Building a new baseball landscape

Armstrong hopes as people study the statistics, they will be motivated to explore the circumstances surrounding the Negro Leagues, such as segregation, racial discrimination and racial exclusion. The players’ achievements occurred against the backdrop of racial turmoil.

“The real social impact has to go beyond this symbolic performative gesture,” says Armstrong. “We have to get past the eye test of what looks good. Maybe MLB needs real structural change.

“When you talk about real social, cultural impact, MLB could invest, let’s say, in the cities where the Negro Leagues played,” she adds. “There are legacies in each of those cities. There are things that baseball could do to really help people understand, celebrate and appreciate what the Negro Leagues meant to our country.

“I know baseball can’t heal all the harms of racial injustice … but contributing to the uplifting, engagement and empowerment of the Black community is what we get excited about when we talk about what the Negro Leagues did.”

Josh GibsonJosh Gibson

MLB has a youth baseball program, Reviving Baseball in Inner Cities, designed to increase Black participation in the sport. But Lomax notes the initiative is not having much impact on increasing participation. Today, most players of color in MLB come from Latin American countries.
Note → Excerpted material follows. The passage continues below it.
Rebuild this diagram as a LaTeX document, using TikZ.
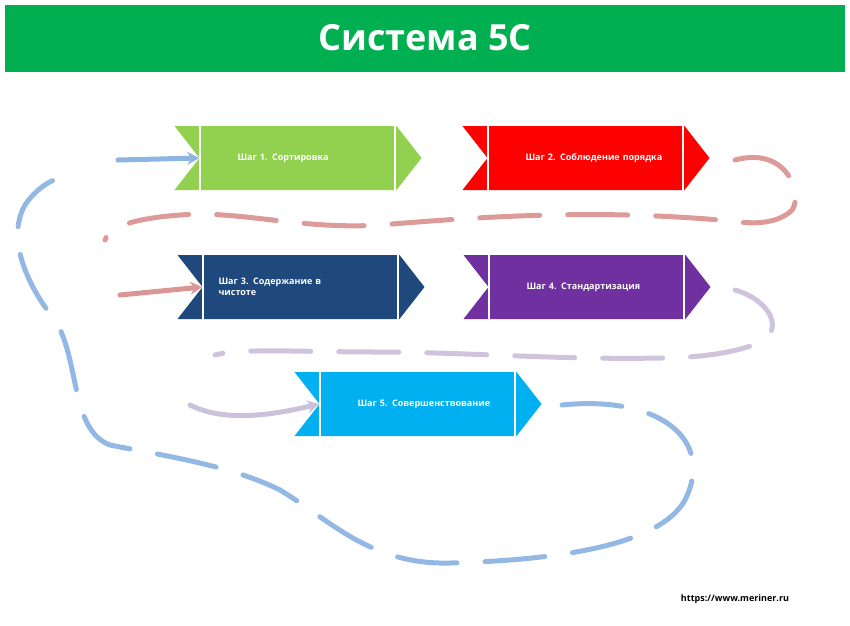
\documentclass[tikz,border=0pt]{standalone}
\usepackage{fontspec}
\setmainfont{Open Sans}
\usetikzlibrary{shapes.symbols,calc,arrows.meta}

\definecolor{titlegreen}{RGB}{0,176,80}
\definecolor{stepgreen}{RGB}{146,208,80}
\definecolor{stepred}{RGB}{255,0,0}
\definecolor{stepnavy}{RGB}{31,73,125}
\definecolor{steppurple}{RGB}{112,48,160}
\definecolor{stepcyan}{RGB}{0,176,240}
\definecolor{pathblue}{RGB}{141,180,226}
\definecolor{pathred}{RGB}{218,150,148}
\definecolor{pathlilac}{RGB}{204,193,218}

\tikzset{
    stepbox/.style={shape=signal, signal from=west, signal to=east,
        signal pointer angle=104, minimum width=247pt, minimum height=64pt,
        inner sep=0pt, text=white, font=\bfseries\fontsize{9}{11}\selectfont,
        align=left, text width=165pt},
    divider/.style={white, line width=1.5pt},
    trail/.style={line width=5pt, line cap=round, opacity=0.95,
        dash pattern=on 60pt off 28pt},
    trailtip/.style={-{Stealth[length=12pt,width=13pt]}, line width=5pt, line cap=round},
}

\begin{document}
\begin{tikzpicture}[x=1pt, y=-1pt]
    \useasboundingbox (0,0) rectangle (850,625);

    % title bar
    \fill[titlegreen] (5,5) rectangle (845,72);
    \node[white, font=\bfseries\fontsize{36}{40}\selectfont] (title) at (425,38) {Система 5С};

    % steps
    \node[stepbox, fill=stepgreen] (s1) at (298,158) {\hspace*{22pt}Шаг 1. Сортировка};
    \node[stepbox, fill=stepred] (s2) at (586,158) {\hspace*{22pt}Шаг 2. Соблюдение порядка};
    \node[stepbox, fill=stepnavy] (s3) at (301,287) {Шаг 3. Содержание в\\чистоте};
    \node[stepbox, fill=steppurple] (s4) at (587,287) {\hspace*{22pt}Шаг 4. Стандартизация};
    \node[stepbox, fill=stepcyan] (s5) at (418,404) {\hspace*{22pt}Шаг 5. Совершенствование};

    \foreach \s in {s1,s2,s3,s4,s5} {
        \draw[divider] ($(\s.north west)+(26pt,0)$) -- ($(\s.south west)+(26pt,0)$);
        \draw[divider] ($(\s.east |- \s.north)+(-27pt,0)$) -- ($(\s.east |- \s.south)+(-27pt,0)$);
    }

    % blue trail
    \draw[trail, pathblue] (562,405) .. controls (660,395) and (715,440) .. (685,500)
        .. controls (660,545) and (560,560) .. (450,563)
        .. controls (370,565) and (330,520) .. (280,490)
        .. controls (230,465) and (160,455) .. (110,445)
        .. controls (70,430) and (80,360) .. (55,320)
        .. controls (30,290) and (5,240) .. (25,205)
        .. controls (35,190) and (50,180) .. (60,178);
    \coordinate (b0) at (118,160);
    \draw[trailtip, pathblue] (b0) -- (s1.west);

    % red trail
    \draw[trail, pathred] (735,160) .. controls (790,145) and (805,200) .. (790,212)
        .. controls (770,228) and (740,222) .. (720,220)
        .. controls (600,210) and (500,215) .. (380,225)
        .. controls (300,230) and (240,210) .. (180,215)
        .. controls (140,218) and (110,225) .. (105,240);
    \coordinate (r0) at (120,295);
    \draw[trailtip, pathred] (r0) -- (s3.west);

    % lilac trail
    \draw[trail, pathlilac] (735,290) .. controls (770,300) and (785,330) .. (760,342)
        .. controls (740,352) and (700,358) .. (660,358)
        .. controls (560,360) and (460,352) .. (380,352)
        .. controls (300,352) and (240,348) .. (215,355);
    \coordinate (l0) at (190,405);
    \draw[trailtip, pathlilac] (l0) .. controls (220,420) and (260,418) .. (s5.west);

    % source
    \node[font=\bfseries\fontsize{9}{11}\selectfont] (url) at (735,599) {https://www.meriner.ru};
\end{tikzpicture}
\end{document}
“There have not been ways in which baseball has really reached out to encourage young African Americans to compete,” Lomax says. “There definitely has to be some type of encouragement at the grassroots level for minorities to play the game of baseball.”

Still, Black people feel an emotional connection to the cultural significance of the Negro Leagues and what they represented.

“Because athletics reaches a broad spectrum of fans, businesses, communities and lives, I value diversity in sports and hold its players, owners and management accountable as major forces in helping to bridge racial and economic divides in our communities and nation,” says Thomas.